Y me arriesgo a decir que esta afirmación es compartida por varios otros, no
médicos. Aseguran que todo pasado fue mejor y que lo que viene nos lleva
inexorablemente a la nada.
Mucha gente, dentro
de la cual me incluyo, tuvo la suerte de disfrutar en su infancia a sus
abuelos. Yo recuerdo que me pasaba horas y horas, tardes enteras, escuchando
anécdotas que el mío me contaba. La de él, era una más de las tantas historias
de inmigrantes que vinieron sin absolutamente nada y como pudieron construyeron
su presente y su futuro en este país. Educaron a sus hijos y disfrutaron de sus
nietos. Con esa vida tan llena de experiencias las horas parecían esfumarse en
las tardes de invierno, cuando me sentaba con el cerca de la estufa y lo
escuchaba hablar. Mi abuelo fue como mi superhéroe de la infancia, esa persona
a la cuál te queres parecer.
¿Pero por qué digo
todo esto? ¿Qué tiene que ver con la medicina?
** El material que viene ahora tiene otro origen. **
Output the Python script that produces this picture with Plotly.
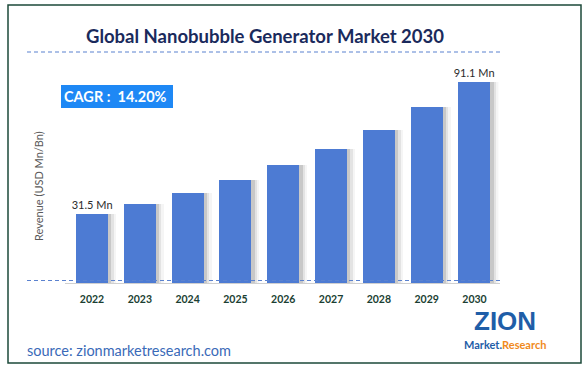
import plotly.graph_objects as go

years = ["2022", "2023", "2024", "2025", "2026", "2027", "2028", "2029", "2030"]
revenue = [31.5, 35.8, 40.9, 46.8, 53.3, 60.8, 69.5, 79.6, 91.1]
bar_labels = ["31.5 Mn", "", "", "", "", "", "", "", "91.1 Mn"]

W, H = 587, 370
FONT = "Lato"

def px(x):
    return x / W

def py(y):
    return 1 - y / H

BW = 0.67
fig = go.Figure()
# soft shadows to the right of bars
for off, alpha in [(0.17, 0.05), (0.12, 0.09), (0.07, 0.16)]:
    fig.add_trace(go.Bar(
        x=list(range(len(years))), y=revenue, width=BW, offset=-BW / 2 + off,
        marker=dict(color=f"rgba(60,60,60,{alpha})", line=dict(width=0)),
        hoverinfo="skip", showlegend=False))
fig.add_trace(go.Bar(
    x=list(range(len(years))), y=revenue, width=BW, offset=-BW / 2,
    marker=dict(color="#4d7bd3", line=dict(width=0)),
    text=bar_labels, textposition="outside", cliponaxis=False, constraintext="none",
    textfont=dict(family=FONT, size=11, color="#2b2b2b"),
    showlegend=False))

ymax = (283 - 60) / (201 / 91.1)
fig.update_layout(
    width=W, height=H, margin=dict(l=0, r=0, t=0, b=0),
    paper_bgcolor="white", plot_bgcolor="white",
    barmode="overlay", bargap=0,
    xaxis=dict(domain=[px(68.1), px(498.4)], range=[-0.5, 8.5],
               tickmode="array", tickvals=list(range(len(years))),
               ticktext=[f"<b>{y}</b>" for y in years],
               showgrid=False, zeroline=False, showline=False, ticks="",
               tickfont=dict(family=FONT, size=10.5, color="#1b3f33"),
               ticklabelstandoff=8),
    yaxis=dict(domain=[py(283), py(60)], range=[0, ymax],
               showgrid=False, zeroline=False, showline=False, showticklabels=False),
    font=dict(family=FONT),
)

DASH = "4px,3px"
shapes = [
    # outer border
    dict(type="rect", xref="paper", yref="paper", x0=px(8), x1=px(581), y0=py(363), y1=py(5),
         line=dict(color="#1d4a3a", width=1.5)),
    # title underline
    dict(type="line", xref="paper", yref="paper", x0=px(27), x1=px(500), y0=py(52), y1=py(52),
         line=dict(color="#5b82cf", width=1.2, dash=DASH)),
    # axis gray line
    dict(type="line", xref="paper", yref="paper", x0=px(65), x1=px(500), y0=py(283.5), y1=py(283.5),
         line=dict(color="#d0d0d0", width=1)),
    # bottom dashed
    dict(type="line", xref="paper", yref="paper", x0=px(27), x1=px(500), y0=py(280.5), y1=py(280.5),
         line=dict(color="#5b82cf", width=1.2, dash=DASH)),
    # CAGR box
    dict(type="rect", xref="paper", yref="paper", x0=px(61), x1=px(173), y0=py(108), y1=py(85),
         fillcolor="#1e88f5", line=dict(width=0)),
]
fig.update_layout(shapes=shapes)

ann = [
    dict(text="<b>Global Nanobubble Generator Market 2030</b>", x=px(265), y=py(36),
         font=dict(family=FONT, size=18.5, color="#1a2a5c")),
    dict(text="<b>CAGR :  14.20%</b>", x=px(115), y=py(96.5),
         font=dict(family=FONT, size=14.5, color="white")),
    dict(text="Revenue (USD Mn/Bn)", x=px(38), y=py(186), textangle=-90,
         font=dict(family=FONT, size=11, color="#595959")),
    dict(text="source: zionmarketresearch.com", x=px(25), y=py(350), xanchor="left",
         font=dict(family=FONT, size=14.5, color="#3a6ab8")),
    dict(text="<b>ZION</b>", x=px(505), y=py(321),
         font=dict(family="Liberation Sans", size=26, color="#1f5ea8")),
    dict(text="<b><span style='color:#1f5ea8'>Market.</span><span style='color:#f08a1c'>Research</span></b>",
         x=px(505), y=py(344), font=dict(family=FONT, size=11)),
]
for a in ann:
    a.setdefault("xref", "paper")
    a.setdefault("yref", "paper")
    a.setdefault("showarrow", False)
    a.setdefault("xanchor", "center")
    a.setdefault("yanchor", "middle")
fig.update_layout(annotations=ann)

fig.write_html(
    "out.html",
    config={"displayModeBar": False},
    post_script="document.body.style.margin='0';document.body.style.overflow='hidden';",
)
El punto de conexión está en las historias. Así como mi abuelo me
contaba de su pasado, muchos de esos viejos médicos que me crucé a lo largo de
la carrera también compartieron sus historias, médicas en este caso valga la
redundancia, conmigo y mis compañeros.
Y es que cuando uno
espera por el profesor para tener su clase y ve entrar a un persona por arriba
de 70 y pico sabe que pueden pasar varias cosas. Por un lado, tiene casi la certeza
que lo que va a acontecer va a estar lejos de ser una clase de medicina
ortodoxa. Nada va a tener que ver con lo que está escrito en los libros y
probablemente esté más llena de historias que de contenidos teóricos. Por otro
lado, a la vieja generación no le agradan mucho los nuevos recursos didácticos
como las presentaciones de power point. A ellos dejalos con el pizarrón y la
tiza o en su defecto el proyector de filminas.
Es increíble ver como
se acuerdan fielmente lo que vivieron y lo expresan con una claridad más que
envidiable. Vienen con su pila de placas radiográficas (amarillentas por el
correr de los años) y las filminas transparentes. Proyectan electrocardiogramas
viejísimos y nos cuentan la historia y el contexto en el cual fueron tomados:
“…Recuerdo que este electrocardiograma
lo tomé de una paciente que estaba internada en la cama 2 de la sala 5 de
mujeres. Era el 22 de abril de 1948 y yo era jefe del servicio en ese
entonces…”
Y ahí es cuando uno
toma dimensión de los años de la persona que tiene en frente. En general
(aunque hay excepciones) tienden a ser más comprensivos con los alumnos. Su
objetivo no es perjudicar a nadie, sino solo transmitir su conocimiento y
experiencia adquirida a través de tantos años de ejercicio de su profesión.
Me ha pasado durante
un examen no poder responder ni el 25 por ciento de lo preguntado e igualmente
obtener una buena calificación. ¿Y como iba a poder responder algo si todo
estaba referido a como se ejercía la profesión hacía 30 años atrás? Pero es en
esos exámenes cuando uno aprende todavía más.
Los médicos de antes
usan poco los estudios complementarios. Piden una radiografía cuando no queda
absolutamente otra opción y tienen una capacidad de diagnosticar a los
pacientes con el examen físico que es admirable. Prestan atención a todo, y hasta
el más mínimo detalle lo aprovechan para llegar a un resultado.
Pero no todo es color
de rosa. Algunos de estos viejitos distan de ser los adorables ancianos
descriptos anteriormente y, por el contrario, son en seres de temer.
Una de las cosas a
las que cualquier estudiante tiene terror es que uno de estos tan poco
simpáticos canosos les tome el examen. Uno piensa, ¿De que forma una respuesta
mía puede satisfacer a una persona que viene dando clase de lo mismo desde hace
50 años?
Pero bueno, a pesar
de estas poco gratas excepciones reivindico a estos seres de la tercera edad
que vienen y comparten sus experiencias con nosotros. Admiro su vitalidad y
agradezco lo que nos transmiten en sus charlas.